Money Laundering, Terrorism and Transparency
When sanctions were lifted in 2016, the Islamic Republic had an incentive to join the provisions of the Financial Action Task Force (FATF) and was removed from its blacklist after taking preliminary measures. Today, it is on the blacklist again. In fact, it is ranked as one of the worst money laundering environments in the world.
The FATF’s remit is to combat money laundering and the financing of terrorism, and Iran’s relationship with the task force has led to deep divisions within Iran’s ruling elite.
Iranian officials who oppose joining the FATF say its terms are in direct conflict with the Islamic Republic's policies, particularly with regard to aid to militant groups in the region. In other words, a faction of the power structure in Iran officially supports a policy of circumventing money-laundering regulations and emphasizes the need for financial transactions to remain "non-transparent."
This approach is important for international companies when they decide whether they are willing to engage with the business and investment environment in Iran. Due to the deteriorating situation in Iran regarding financial transparency and efforts to combat money laundering, the risk companies take when doing business with Iran has clearly increased. Therefore the motivation to take actions resembling the ones taken in the past is likely to have decreased significantly. Since Iran is now ranked as a country where money laundering is rife, any company that decides to do business with Iran and use its banking and financial systems runs a significant risk of involuntary involvement in money laundering and related crimes.
Investments that were initiated during the short period when sanctions were lifted took place in a very different environment. Iran’s economic health was stronger, among other factors. And even in that brighter, more fertile environment, it is not as if investors flocked; many of them expressed great hesitation, and in some cases, cooperation memorandums never progressed to contracts.

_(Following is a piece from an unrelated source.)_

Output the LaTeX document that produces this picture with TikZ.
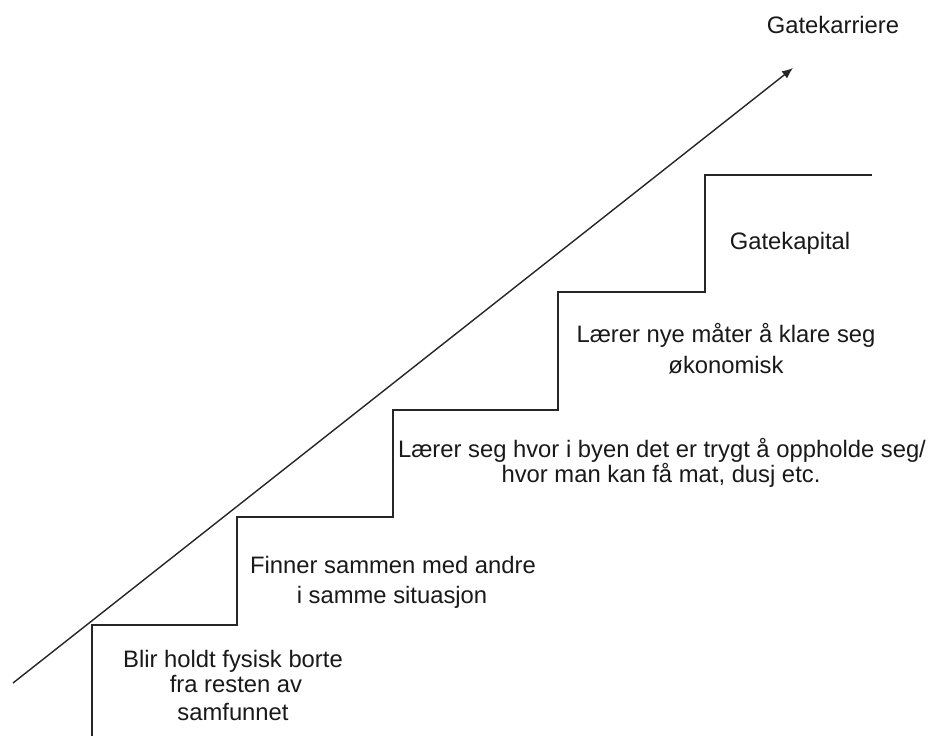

Even if small companies decide to return to the Iranian market and accept the risk of cooperating with Iran, large international companies commanding larger contracts will be very limited. And yet it is these big companies that will determine how Iran’s post-sanctions economy will take shape.
The return to a relatively “normal” economic climate can only happen if Iran commits to anti-money laundering regulations, and even then, such a change will not be immediate. Given the political divisions in the US, there is also no guarantee that agendas championed by Donald Trump will not be reignited again.
The United States’ withdrawal from the JCPOA and the return of unprecedented sanctions against the Islamic Republic has been a major blow to the confidence of investors and international organizations who worked or wanted to work with and in Iran. The effects of this will reverberate for years.
Accordingly, if US sanctions are lifted again, the return of major investors, including in the much-needed oil and gas industry, is unlikely.
What the Islamic Republic is likely to witness is small-scale commercial contracts, mainly regarding the sale of consumer goods. These contracts will come at a cost much greater than that of five years ago.
When the US withdrew from the JCPOA, Iran lost a historic opportunity, which was initiated to a great degree by the administration of Barack Obama. Although Donald Trump walked away from the deal, there can be no question that Iran provoked this collapse. Whatever happens now, even the best case scenario will mean Iran will only begin an early process of regaining some of this opportunity. The Iranian citizens are the big losers here, and this loss will be felt, without compensation, for years to come.